| WRITTEN REQUEST |
Copy out each line exactly; pictures stay out of the copy.

| DATASET CONTENT |
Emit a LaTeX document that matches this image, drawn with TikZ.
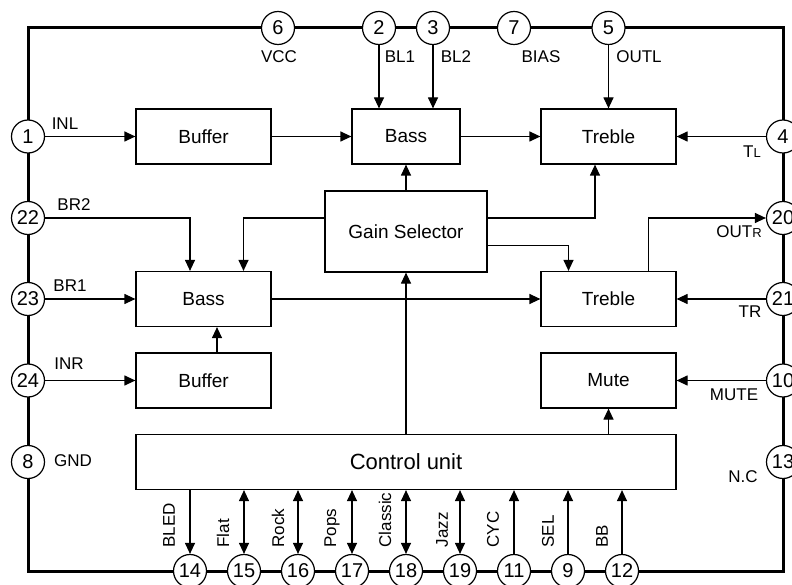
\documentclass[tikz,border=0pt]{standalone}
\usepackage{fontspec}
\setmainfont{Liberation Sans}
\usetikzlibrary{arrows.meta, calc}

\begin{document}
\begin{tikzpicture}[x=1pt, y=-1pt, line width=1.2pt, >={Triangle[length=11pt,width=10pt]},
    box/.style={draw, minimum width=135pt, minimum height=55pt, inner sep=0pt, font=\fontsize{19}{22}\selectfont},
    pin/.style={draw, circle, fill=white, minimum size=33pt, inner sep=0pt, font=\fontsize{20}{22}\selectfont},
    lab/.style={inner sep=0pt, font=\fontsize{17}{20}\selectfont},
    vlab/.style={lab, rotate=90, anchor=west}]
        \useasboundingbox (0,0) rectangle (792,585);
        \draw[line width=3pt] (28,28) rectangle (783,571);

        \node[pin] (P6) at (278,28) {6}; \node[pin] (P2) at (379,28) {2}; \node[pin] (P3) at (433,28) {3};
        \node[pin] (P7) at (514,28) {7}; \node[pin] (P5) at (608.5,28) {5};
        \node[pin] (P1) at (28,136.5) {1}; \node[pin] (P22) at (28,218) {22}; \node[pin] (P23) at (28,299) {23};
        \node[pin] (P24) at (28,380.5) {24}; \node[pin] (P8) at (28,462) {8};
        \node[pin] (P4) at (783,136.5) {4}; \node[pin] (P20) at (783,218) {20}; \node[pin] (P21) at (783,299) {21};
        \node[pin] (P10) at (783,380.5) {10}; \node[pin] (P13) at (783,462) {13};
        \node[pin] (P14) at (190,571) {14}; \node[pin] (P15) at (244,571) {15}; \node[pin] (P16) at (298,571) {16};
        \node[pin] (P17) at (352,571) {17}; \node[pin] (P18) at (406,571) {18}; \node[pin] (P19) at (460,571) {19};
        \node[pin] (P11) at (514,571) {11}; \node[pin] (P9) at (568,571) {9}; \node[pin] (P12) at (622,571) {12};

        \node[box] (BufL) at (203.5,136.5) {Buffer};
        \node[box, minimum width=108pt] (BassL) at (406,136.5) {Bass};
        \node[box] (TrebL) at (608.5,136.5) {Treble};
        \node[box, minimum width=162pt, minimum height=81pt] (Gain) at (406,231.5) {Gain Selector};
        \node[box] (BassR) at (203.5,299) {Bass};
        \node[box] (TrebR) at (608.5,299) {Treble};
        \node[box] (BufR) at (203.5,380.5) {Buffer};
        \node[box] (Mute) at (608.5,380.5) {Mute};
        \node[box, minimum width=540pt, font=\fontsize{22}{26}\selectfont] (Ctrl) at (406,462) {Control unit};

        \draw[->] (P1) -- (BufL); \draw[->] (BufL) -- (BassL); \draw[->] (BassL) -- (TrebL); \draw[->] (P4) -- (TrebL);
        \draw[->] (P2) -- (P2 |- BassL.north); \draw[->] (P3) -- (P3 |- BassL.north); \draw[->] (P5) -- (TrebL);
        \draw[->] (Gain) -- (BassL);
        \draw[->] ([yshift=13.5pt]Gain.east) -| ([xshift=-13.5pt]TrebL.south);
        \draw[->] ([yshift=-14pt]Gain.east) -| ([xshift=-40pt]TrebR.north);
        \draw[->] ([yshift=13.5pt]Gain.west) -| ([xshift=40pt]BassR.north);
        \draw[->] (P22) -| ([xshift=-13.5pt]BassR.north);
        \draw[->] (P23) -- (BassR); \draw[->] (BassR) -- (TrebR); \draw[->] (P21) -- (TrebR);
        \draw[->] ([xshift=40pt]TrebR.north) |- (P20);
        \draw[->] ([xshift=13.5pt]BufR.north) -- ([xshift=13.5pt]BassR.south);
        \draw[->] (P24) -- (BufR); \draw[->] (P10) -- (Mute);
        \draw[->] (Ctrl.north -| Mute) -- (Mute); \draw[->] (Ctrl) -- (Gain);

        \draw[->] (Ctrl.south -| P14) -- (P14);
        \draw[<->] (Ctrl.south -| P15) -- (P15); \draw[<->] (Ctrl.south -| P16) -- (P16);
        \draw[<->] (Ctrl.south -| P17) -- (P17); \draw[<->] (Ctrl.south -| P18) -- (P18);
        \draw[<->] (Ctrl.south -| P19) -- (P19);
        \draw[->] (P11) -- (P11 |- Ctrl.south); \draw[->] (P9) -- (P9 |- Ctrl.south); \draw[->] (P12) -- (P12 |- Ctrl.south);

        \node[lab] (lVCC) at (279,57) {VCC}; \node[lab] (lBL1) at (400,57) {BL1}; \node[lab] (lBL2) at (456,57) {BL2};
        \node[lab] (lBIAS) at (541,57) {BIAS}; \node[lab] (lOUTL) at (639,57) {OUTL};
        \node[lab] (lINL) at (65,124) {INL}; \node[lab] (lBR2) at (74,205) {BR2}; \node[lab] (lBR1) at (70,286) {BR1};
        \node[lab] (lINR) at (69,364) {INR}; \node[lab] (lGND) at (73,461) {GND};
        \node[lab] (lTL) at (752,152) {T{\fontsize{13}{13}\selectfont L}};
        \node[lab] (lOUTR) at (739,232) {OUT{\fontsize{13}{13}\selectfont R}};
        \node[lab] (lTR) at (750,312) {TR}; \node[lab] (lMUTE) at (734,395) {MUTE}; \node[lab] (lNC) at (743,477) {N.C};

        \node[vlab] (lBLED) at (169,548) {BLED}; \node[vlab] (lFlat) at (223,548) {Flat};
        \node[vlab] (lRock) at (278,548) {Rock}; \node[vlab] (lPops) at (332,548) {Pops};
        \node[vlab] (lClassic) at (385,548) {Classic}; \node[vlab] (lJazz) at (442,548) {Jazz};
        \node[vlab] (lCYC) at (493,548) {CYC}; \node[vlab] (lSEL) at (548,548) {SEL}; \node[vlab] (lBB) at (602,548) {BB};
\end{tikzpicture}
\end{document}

| EXERCISE SOLUTION |
Emit a LaTeX document that matches this image, drawn with TikZ.
\documentclass[tikz,border=0pt]{standalone}
\usepackage{fontspec}
\setmainfont{Liberation Sans}
\usetikzlibrary{arrows.meta, calc}

\begin{document}
\begin{tikzpicture}[x=1pt, y=-1pt, line width=1.2pt, >={Triangle[length=11pt,width=10pt]},
    box/.style={draw, minimum width=135pt, minimum height=55pt, inner sep=0pt, font=\fontsize{19}{22}\selectfont},
    pin/.style={draw, circle, fill=white, minimum size=33pt, inner sep=0pt, font=\fontsize{20}{22}\selectfont},
    lab/.style={inner sep=0pt, font=\fontsize{17}{20}\selectfont},
    vlab/.style={lab, rotate=90, anchor=west}]
        \useasboundingbox (0,0) rectangle (792,585);
        \draw[line width=3pt] (28,28) rectangle (783,571);

        \node[pin] (P6) at (278,28) {6}; \node[pin] (P2) at (379,28) {2}; \node[pin] (P3) at (433,28) {3};
        \node[pin] (P7) at (514,28) {7}; \node[pin] (P5) at (608.5,28) {5};
        \node[pin] (P1) at (28,136.5) {1}; \node[pin] (P22) at (28,218) {22}; \node[pin] (P23) at (28,299) {23};
        \node[pin] (P24) at (28,380.5) {24}; \node[pin] (P8) at (28,462) {8};
        \node[pin] (P4) at (783,136.5) {4}; \node[pin] (P20) at (783,218) {20}; \node[pin] (P21) at (783,299) {21};
        \node[pin] (P10) at (783,380.5) {10}; \node[pin] (P13) at (783,462) {13};
        \node[pin] (P14) at (190,571) {14}; \node[pin] (P15) at (244,571) {15}; \node[pin] (P16) at (298,571) {16};
        \node[pin] (P17) at (352,571) {17}; \node[pin] (P18) at (406,571) {18}; \node[pin] (P19) at (460,571) {19};
        \node[pin] (P11) at (514,571) {11}; \node[pin] (P9) at (568,571) {9}; \node[pin] (P12) at (622,571) {12};

        \node[box] (BufL) at (203.5,136.5) {Buffer};
        \node[box, minimum width=108pt] (BassL) at (406,136.5) {Bass};
        \node[box] (TrebL) at (608.5,136.5) {Treble};
        \node[box, minimum width=162pt, minimum height=81pt] (Gain) at (406,231.5) {Gain Selector};
        \node[box] (BassR) at (203.5,299) {Bass};
        \node[box] (TrebR) at (608.5,299) {Treble};
        \node[box] (BufR) at (203.5,380.5) {Buffer};
        \node[box] (Mute) at (608.5,380.5) {Mute};
        \node[box, minimum width=540pt, font=\fontsize{22}{26}\selectfont] (Ctrl) at (406,462) {Control unit};

        \draw[->] (P1) -- (BufL); \draw[->] (BufL) -- (BassL); \draw[->] (BassL) -- (TrebL); \draw[->] (P4) -- (TrebL);
        \draw[->] (P2) -- (P2 |- BassL.north); \draw[->] (P3) -- (P3 |- BassL.north); \draw[->] (P5) -- (TrebL);
        \draw[->] (Gain) -- (BassL);
        \draw[->] ([yshift=13.5pt]Gain.east) -| ([xshift=-13.5pt]TrebL.south);
        \draw[->] ([yshift=-14pt]Gain.east) -| ([xshift=-40pt]TrebR.north);
        \draw[->] ([yshift=13.5pt]Gain.west) -| ([xshift=40pt]BassR.north);
        \draw[->] (P22) -| ([xshift=-13.5pt]BassR.north);
        \draw[->] (P23) -- (BassR); \draw[->] (BassR) -- (TrebR); \draw[->] (P21) -- (TrebR);
        \draw[->] ([xshift=40pt]TrebR.north) |- (P20);
        \draw[->] ([xshift=13.5pt]BufR.north) -- ([xshift=13.5pt]BassR.south);
        \draw[->] (P24) -- (BufR); \draw[->] (P10) -- (Mute);
        \draw[->] (Ctrl.north -| Mute) -- (Mute); \draw[->] (Ctrl) -- (Gain);

        \draw[->] (Ctrl.south -| P14) -- (P14);
        \draw[<->] (Ctrl.south -| P15) -- (P15); \draw[<->] (Ctrl.south -| P16) -- (P16);
        \draw[<->] (Ctrl.south -| P17) -- (P17); \draw[<->] (Ctrl.south -| P18) -- (P18);
        \draw[<->] (Ctrl.south -| P19) -- (P19);
        \draw[->] (P11) -- (P11 |- Ctrl.south); \draw[->] (P9) -- (P9 |- Ctrl.south); \draw[->] (P12) -- (P12 |- Ctrl.south);

        \node[lab] (lVCC) at (279,57) {VCC}; \node[lab] (lBL1) at (400,57) {BL1}; \node[lab] (lBL2) at (456,57) {BL2};
        \node[lab] (lBIAS) at (541,57) {BIAS}; \node[lab] (lOUTL) at (639,57) {OUTL};
        \node[lab] (lINL) at (65,124) {INL}; \node[lab] (lBR2) at (74,205) {BR2}; \node[lab] (lBR1) at (70,286) {BR1};
        \node[lab] (lINR) at (69,364) {INR}; \node[lab] (lGND) at (73,461) {GND};
        \node[lab] (lTL) at (752,152) {T{\fontsize{13}{13}\selectfont L}};
        \node[lab] (lOUTR) at (739,232) {OUT{\fontsize{13}{13}\selectfont R}};
        \node[lab] (lTR) at (750,312) {TR}; \node[lab] (lMUTE) at (734,395) {MUTE}; \node[lab] (lNC) at (743,477) {N.C};

        \node[vlab] (lBLED) at (169,548) {BLED}; \node[vlab] (lFlat) at (223,548) {Flat};
        \node[vlab] (lRock) at (278,548) {Rock}; \node[vlab] (lPops) at (332,548) {Pops};
        \node[vlab] (lClassic) at (385,548) {Classic}; \node[vlab] (lJazz) at (442,548) {Jazz};
        \node[vlab] (lCYC) at (493,548) {CYC}; \node[vlab] (lSEL) at (548,548) {SEL}; \node[vlab] (lBB) at (602,548) {BB};
\end{tikzpicture}
\end{document}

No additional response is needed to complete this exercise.